Legibility matters. In wartime, there is the concept of the “fog of war”—a loss of clarity that impairs decision-making. In AI, it may be better called the “fog of agency”: a loss of control due to the scale, speed, and abstraction of autonomous systems acting on our behalf, beyond our comprehension. When millions of agents are empowered to act without the cultural “governors”, the inherited wisdom, ethical instincts, and social contracts that shape human judgment. We’re not just unleashing tools, we’re releasing new actors into a drama that no one is directing.
This isn't speculative concern—it's observable reality. Financial algorithms trigger market volatility.
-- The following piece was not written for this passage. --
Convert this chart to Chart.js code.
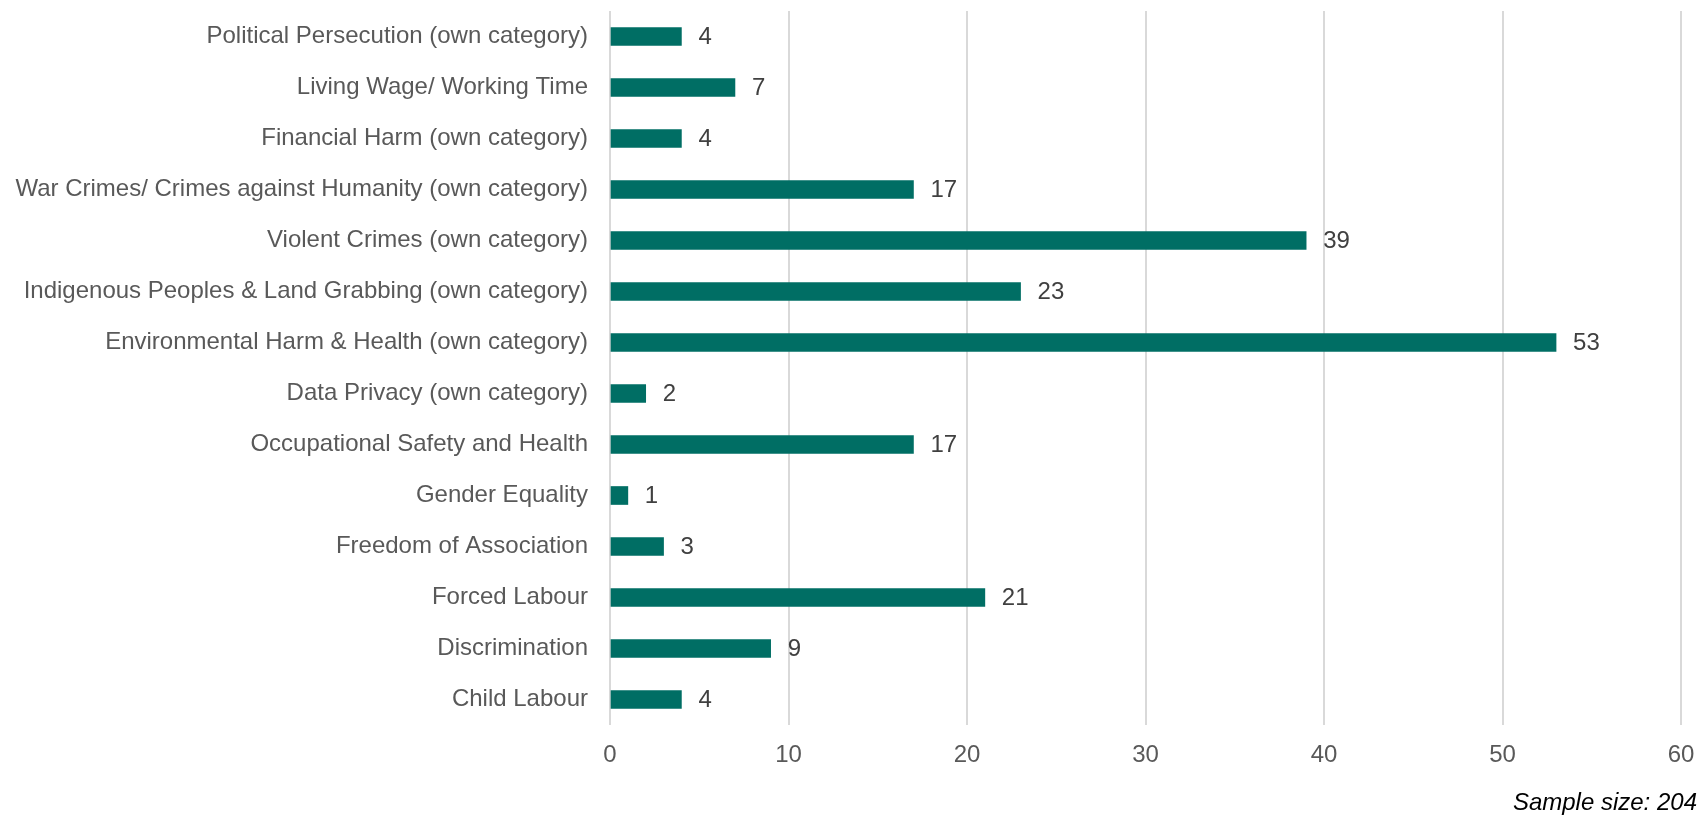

Content recommendation systems reshape political discourse. Legal automation tools threaten to flood courts with frivolous cases. Each represents the same pattern: remove human friction, achieve temporary efficiency gains, then discover that the friction was serving essential functions we didn't understand until it was gone.
Some argue we should design constraints into these systems. But to do so, we’d need to accept limits—on efficiency, on optimization, on profit. That’s a hard sell in a world drunk on scale. Yet without those constraints, we’re building systems with more degrees of freedom than we’ve ever seen—more than language, more than markets, perhaps more than states.
In short, we’re building the conditions for systemic crashes—social, economic, informational—not out of malice, but out of naivety. We’ve mistaken friction for failure, when in fact, it’s one of our greatest forms of protection.
And so the question remains: in a world where AI can act faster, broader, and more subtly than any individual or institution, who—or what—applies the brakes? Because if no one does, the next flash crash may not just be financial. It may be civilizational.
Just sayin’.
I enjoyed the Euphoria exhibit in Paris made up mostly of balloons and bubbles. It was deliciously analog.